27. Le CPC prévoit le principe selon lequel le remboursement des frais de justice (y compris la taxe de timbre) doit être à la charge de la partie perdante (article 453, premier alinéa). Le juge peut également ordonner la répartition des frais de justice entre les parties lorsque l’affaire n’a été que partiellement accueillie (article 453, deuxième alinéa). Le CPC prévoit également la possibilité, pour tout intéressé ne pouvant pas assumer les frais de justice, de bénéficier de l’aide judiciaire dans les conditions fixées par la loi spéciale sur l’aide judiciaire (article 90).
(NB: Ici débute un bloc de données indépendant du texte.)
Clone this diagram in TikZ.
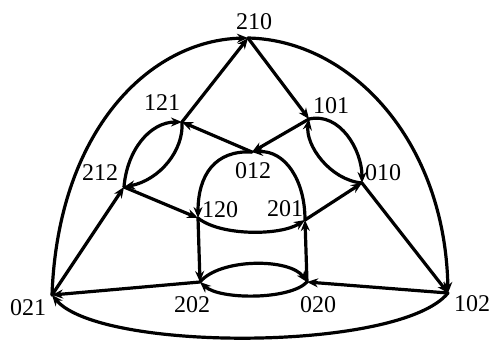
\documentclass[tikz,border=0pt]{standalone}
\usepackage{fontspec}
\setmainfont{Liberation Serif}
\usetikzlibrary{arrows.meta}
\begin{document}
\begin{tikzpicture}[x=1pt,y=-1pt,
  vtx/.style={shape=coordinate},
  lab/.style={inner sep=0pt,font=\fontsize{24}{24}\selectfont},
  edge/.style={line width=3.2pt,line cap=round,line join=round,-{Stealth[length=11pt,width=9pt]}},
]
\useasboundingbox (0,0) rectangle (490,341);
% vertices
\node[vtx] (v210) at (248,38) {};
\node[vtx] (v101) at (309,119) {};
\node[vtx] (v012) at (252,152) {};
\node[vtx] (v121) at (182,122) {};
\node[vtx] (v212) at (124,187) {};
\node[vtx] (v120) at (198,218) {};
\node[vtx] (v201) at (305,220) {};
\node[vtx] (v010) at (362,183) {};
\node[vtx] (v202) at (200,282) {};
\node[vtx] (v020) at (307,282) {};
\node[vtx] (v021) at (52,295) {};
\node[vtx] (v102) at (448,293) {};
% labels
\node[lab] (l210) at (254,22) {210};
\node[lab] (l101) at (331,106) {101};
\node[lab] (l121) at (162,103) {121};
\node[lab] (l212) at (100,173) {212};
\node[lab] (l012) at (253,171) {012};
\node[lab] (l010) at (383,173) {010};
\node[lab] (l120) at (220,210) {120};
\node[lab] (l201) at (285,209) {201};
\node[lab] (l202) at (192,305) {202};
\node[lab] (l020) at (318,305) {020};
\node[lab] (l021) at (28,308) {021};
\node[lab] (l102) at (472,304) {102};
% outer arcs
\draw[edge] (v021) .. controls (58,130) and (150,40) .. (v210);
\draw[edge] (v210) .. controls (350,40) and (445,140) .. (v102);
\draw[edge] (v102) .. controls (400,352) and (100,352) .. (v021);
% straight edges
\draw[edge] (v021) -- (v212);
\draw[edge] (v121) -- (v210);
\draw[edge] (v210) -- (v101);
\draw[edge] (v101) -- (v012);
\draw[edge] (v012) -- (v121);
\draw[edge] (v212) -- (v120);
\draw[edge] (v201) -- (v010);
\draw[edge] (v010) -- (v102);
\draw[edge] (v120) -- (v202);
\draw[edge] (v020) -- (v201);
\draw[edge] (v202) -- (v021);
\draw[edge] (v102) -- (v020);
% lens 212-121
\draw[edge] (v212) .. controls (127,150) and (150,122) .. (v121);
\draw[edge] (v121) .. controls (184,150) and (160,180) .. (v212);
% lens 101-010
\draw[edge] (v101) .. controls (340,112) and (362,150) .. (v010);
\draw[edge] (v010) .. controls (330,180) and (305,145) .. (v101);
% dome
\draw[edge] (v012) .. controls (215,150) and (198,175) .. (v120);
\draw[edge] (v201) .. controls (305,180) and (285,150) .. (v012);
\draw[edge] (v120) .. controls (220,236) and (280,236) .. (v201);
% ellipse
\draw[edge] (v202) .. controls (220,258) and (290,258) .. (v020);
\draw[edge] (v020) .. controls (290,300) and (220,300) .. (v202);
\end{tikzpicture}
\end{document}
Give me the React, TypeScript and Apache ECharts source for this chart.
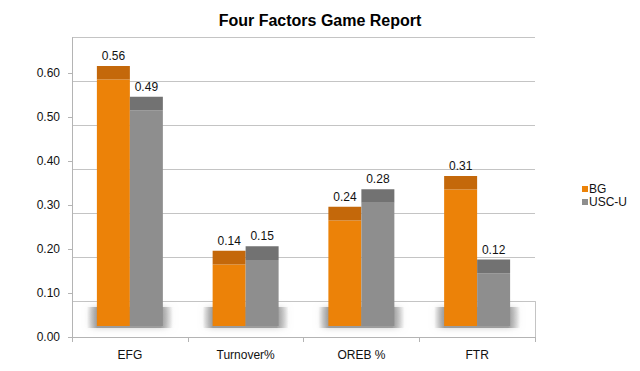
import React, { useEffect, useRef } from "react";
import * as echarts from "echarts";

const CATEGORIES = ["EFG", "Turnover%", "OREB %", "FTR"];
const BG = [0.56, 0.14, 0.24, 0.31];
const USC = [0.49, 0.15, 0.28, 0.12];
const Y_TICKS = [0, 0.1, 0.2, 0.3, 0.4, 0.5, 0.6];
const SERIES_NAMES = ["BG", "USC-U"];

const FONT = "Liberation Sans, Arial, Helvetica, sans-serif";
const CAP = 0.031; // visual thickness of the 3D top face (style)

export default function App() {
  const ref = useRef<HTMLDivElement>(null);

  useEffect(() => {
    document.body.style.margin = "0";
    if (!ref.current) return;
    const chart = echarts.init(ref.current, null, { renderer: "svg" });

    const gridLine = "#c4c4c4";
    const L = 72;
    const R = 105;

    const capLabel = (arr: number[]) => ({
      show: true,
      position: "top" as const,
      distance: 4,
      color: "#111",
      fontSize: 12,
      fontFamily: FONT,
      formatter: (p: any) => arr[p.dataIndex].toFixed(2),
    });

    const shadowFill = new echarts.graphic.LinearGradient(0, 0, 1, 0, [
      { offset: 0, color: "rgba(150,150,150,0)" },
      { offset: 0.12, color: "rgba(150,150,150,0.9)" },
      { offset: 0.86, color: "rgba(150,150,150,0.9)" },
      { offset: 1, color: "rgba(150,150,150,0)" },
    ]);

    const option: any = {
      animation: false,
      backgroundColor: "#fff",
      title: {
        text: "Four Factors Game Report",
        left: "center",
        top: 7,
        textStyle: { fontSize: 16, fontWeight: "bold", fontFamily: FONT, color: "#000" },
      },
      legend: {
        orient: "vertical",
        left: 582,
        top: 183,
        itemWidth: 6,
        itemHeight: 6,
        itemGap: 1,
        icon: "rect",
        padding: 0,
        data: SERIES_NAMES,
        textStyle: { fontSize: 12, fontFamily: FONT, color: "#111", padding: [0, 0, 0, -4] },
      },
      grid: [
        { left: L, right: R, top: 37.7, bottom: 34 },
        { left: L, right: R, top: 37.7, bottom: 69.5 },
        { left: L, right: R, top: 18, bottom: 45 },
        { left: L, right: R, top: 301.5, bottom: 34 },
      ],
      xAxis: [
        {
          gridIndex: 0,
          type: "category",
          data: CATEGORIES,
          axisLine: { lineStyle: { color: "#b4b4b4" } },
          axisTick: { show: true, length: 5, alignWithLabel: false, lineStyle: { color: "#b4b4b4" } },
          axisLabel: { fontSize: 12, fontFamily: FONT, color: "#111", margin: 12 },
        },
        { gridIndex: 1, type: "category", data: CATEGORIES, show: false },
        { gridIndex: 2, type: "category", data: CATEGORIES, show: false },
        { gridIndex: 3, type: "category", data: CATEGORIES, show: false },
      ],
      yAxis: [
        {
          gridIndex: 0,
          type: "value",
          min: 0,
          max: 0.68,
          axisLine: { show: true, lineStyle: { color: "#b4b4b4" } },
          axisTick: { show: true, length: 4, customValues: Y_TICKS, lineStyle: { color: "#b4b4b4" } },
          axisLabel: {
            customValues: Y_TICKS,
            fontSize: 12,
            fontFamily: FONT,
            color: "#111",
            margin: 12,
            formatter: (v: number) => v.toFixed(2),
          },
          splitLine: { show: false },
        },
        {
          gridIndex: 1,
          type: "value",
          min: 0,
          max: 0.6,
          interval: 0.1,
          axisLine: { show: false },
          axisTick: { show: false },
          axisLabel: { show: false },
          splitLine: { show: true, lineStyle: { color: gridLine, width: 1 } },
        },
        {
          gridIndex: 2,
          type: "value",
          min: 0,
          max: 0.7,
          show: false,
          splitLine: { show: false },
        },
        {
          gridIndex: 3,
          type: "value",
          position: "right",
          min: 0,
          max: 1,
          axisLine: { show: true, lineStyle: { color: gridLine } },
          axisTick: { show: false },
          axisLabel: { show: false },
          splitLine: { show: false },
        },
      ],
      series: [
        {
          type: "custom",
          name: "shadow",
          xAxisIndex: 2,
          yAxisIndex: 2,
          z: 1,
          silent: true,
          data: CATEGORIES.map((_, i) => [i, 0]),
          renderItem: (params: any, api: any) => {
            const pt = api.coord([api.value(0), 0]);
            return {
              type: "rect",
              shape: { x: pt[0] - 43, y: pt[1] - 19, width: 86, height: 21 },
              style: { fill: shadowFill, shadowBlur: 6, shadowColor: "rgba(160,160,160,0.6)" },
            };
          },
        },
        {
          type: "bar",
          name: "BG",
          xAxisIndex: 2,
          yAxisIndex: 2,
          stack: "bg",
          z: 3,
          barGap: "0%",
          barCategoryGap: "43%",
          data: BG,
          itemStyle: { color: "#ec8208" },
        },
        {
          type: "bar",
          name: "BG cap",
          xAxisIndex: 2,
          yAxisIndex: 2,
          stack: "bg",
          z: 3,
          data: BG.map(() => CAP),
          itemStyle: { color: "#c4680a" },
          label: capLabel(BG),
        },
        {
          type: "bar",
          name: "USC-U",
          xAxisIndex: 2,
          yAxisIndex: 2,
          stack: "usc",
          z: 3,
          barGap: "0%",
          barCategoryGap: "43%",
          data: USC,
          itemStyle: { color: "#8e8e8e" },
        },
        {
          type: "bar",
          name: "USC-U cap",
          xAxisIndex: 2,
          yAxisIndex: 2,
          stack: "usc",
          z: 3,
          data: USC.map(() => CAP),
          itemStyle: { color: "#727272" },
          label: capLabel(USC),
        },
      ],
    };

    chart.setOption(option);
    return () => chart.dispose();
  }, []);

  return (
    <div
      ref={ref}
      style={{ width: 640, height: 371, position: "fixed", left: 0, top: 0 }}
    />
  );
}
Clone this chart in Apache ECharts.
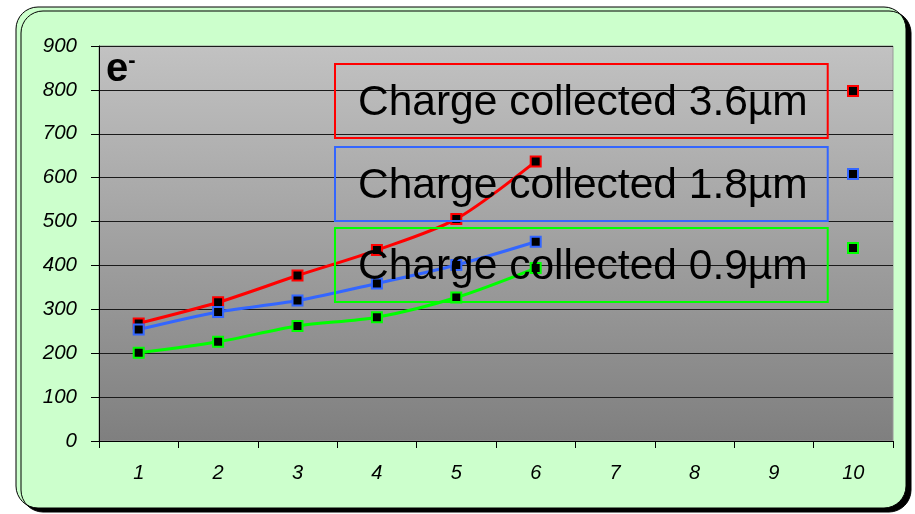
<!DOCTYPE html>
<html>
<head>
<meta charset="utf-8">
<title>Charge collected</title>
<script src="https://cdn.jsdelivr.net/npm/echarts@6/dist/echarts.min.js"></script>
<style>
  html, body { margin: 0; padding: 0; background: #fff; }
  #chart { width: 915px; height: 514px; }
</style>
</head>
<body>
<div id="chart"></div>
<script>
// values
const categories = ['1', '2', '3', '4', '5', '6', '7', '8', '9', '10']
const seriesNames = ['Charge collected 3.6µm', 'Charge collected 1.8µm', 'Charge collected 0.9µm']
const charge36 = [268, 316, 377, 435, 506, 637]
const charge18 = [254, 294, 320, 359, 401, 454]
const charge09 = [201, 226, 262, 282, 327, 394]
const yTicks = { min: 0, max: 900, interval: 100 }

const colors = ['#ff0000', '#3366ff', '#00ff00']
const values = [charge36, charge18, charge09]

const chart = echarts.init(document.getElementById('chart'))

const font = '"Liberation Sans", Arial, sans-serif'

// boxed legend entries (text) and separate marker legends
const boxTops = [64, 147, 228]
const markerTops = [85, 168, 242]

const textLegends = seriesNames.map((name, i) => ({
  data: [name],
  left: 335,
  top: boxTops[i],
  orient: 'horizontal',
  selectedMode: false,
  itemWidth: 0,
  itemHeight: 0,
  itemStyle: { opacity: 0 },
  lineStyle: { opacity: 0 },
  padding: [18, 20, 13, 17],
  borderColor: colors[i],
  borderWidth: 2,
  textStyle: { fontFamily: font, fontSize: 42.5, lineHeight: 42, color: '#000' }
}))

const markerLegends = seriesNames.map((name, i) => ({
  data: [{ name, itemStyle: { color: '#000', borderColor: colors[i], borderWidth: 2 } }],
  left: 847,
  top: markerTops[i],
  selectedMode: false,
  icon: 'rect',
  itemWidth: 10,
  itemHeight: 10,
  padding: 0,
  formatter: () => '',
  textStyle: { fontSize: 10, lineHeight: 10 }
}))

const option = {
  backgroundColor: '#ffffff',
  animation: false,
  textStyle: { fontFamily: font },
  graphic: [
    {
      type: 'rect',
      z: -10,
      shape: { x: 16, y: 7, width: 890, height: 501, r: 22 },
      style: {
        fill: '#ccffcc',
        stroke: '#000',
        lineWidth: 1,
        shadowColor: '#000',
        shadowBlur: 0,
        shadowOffsetX: 5,
        shadowOffsetY: 4
      }
    },
    {
      type: 'text',
      z: 100,
      left: 106,
      top: 50,
      style: {
        text: '{e|e}{m|-}',
        rich: {
          e: { fontFamily: font, fontSize: 40, fontWeight: 'bold', fill: '#000', verticalAlign: 'bottom' },
          m: { fontFamily: font, fontSize: 22, fontWeight: 'bold', fill: '#000', verticalAlign: 'top', padding: [0, 0, 16, 0] }
        }
      }
    }
  ],
  legend: [...textLegends, ...markerLegends],
  grid: {
    left: 99,
    right: 22,
    top: 46,
    bottom: 73,
    show: true,
    borderColor: '#999',
    borderWidth: 1,
    backgroundColor: {
      type: 'linear', x: 0, y: 0, x2: 0, y2: 1,
      colorStops: [
        { offset: 0, color: '#c2c2c2' },
        { offset: 1, color: '#7f7f7f' }
      ]
    }
  },
  xAxis: {
    type: 'category',
    data: categories,
    boundaryGap: true,
    axisLine: { lineStyle: { color: '#000', width: 1 } },
    axisTick: { show: true, length: 7, lineStyle: { color: '#000' } },
    axisLabel: { color: '#000', fontSize: 20, fontStyle: 'italic', margin: 22 }
  },
  yAxis: {
    type: 'value',
    min: yTicks.min,
    max: yTicks.max,
    interval: yTicks.interval,
    axisLine: { show: true, lineStyle: { color: '#000', width: 1 } },
    axisTick: { show: true, length: 8, lineStyle: { color: '#000' } },
    splitLine: { lineStyle: { color: '#1a1a1a', width: 1 } },
    axisLabel: { color: '#000', fontSize: 20.5, fontStyle: 'italic', margin: 22 }
  },
  series: seriesNames.map((name, i) => ({
    name,
    type: 'line',
    data: values[i],
    smooth: 0.3,
    symbol: 'rect',
    symbolSize: 10,
    lineStyle: { color: colors[i], width: 3 },
    itemStyle: { color: '#000', borderColor: colors[i], borderWidth: 2 },
    emphasis: { disabled: true }
  }))
}

chart.setOption(option)
window.addEventListener('resize', () => chart.resize())
</script>
</body>
</html>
28. L’aide judiciaire est régie par l’ordonnance du Gouvernement no 51/2008 (« OUG no 51/2008 »), qui prévoit la possibilité, pour les personnes n’ayant pas des ressources suffisantes, d’obtenir des exemptions, des réductions, des échelonnements ou des ajournements de paiement des frais de justice (article 6). Les juridictions nationales ont compétence pour accorder l’aide judiciaire (article 11). L’OUG no 51/2008 a été adoptée afin de transposer, dans l’ordre juridique roumain, la Directive no 2003/8/CE du Conseil du 27 janvier 2003, visant à améliorer l’accès à la justice dans les affaires transfrontalières par l’établissement de règles minimales communes relatives à l’aide judiciaire accordée dans le cadre de telles affaires. L’OUG no 51/2008 prévoit également que l’aide judiciaire serve au paiement des honoraires d’avocat, d’expert, d’interprète ou d’huissier de justice (article 6). Elle prévoit les conditions permettant d’en bénéficier
(articles 8-10) ainsi que les voies de recours disponibles contre les décisions de refus (article 15). La demande d’aide judiciaire est exemptée du paiement de la taxe judiciaire (article 8).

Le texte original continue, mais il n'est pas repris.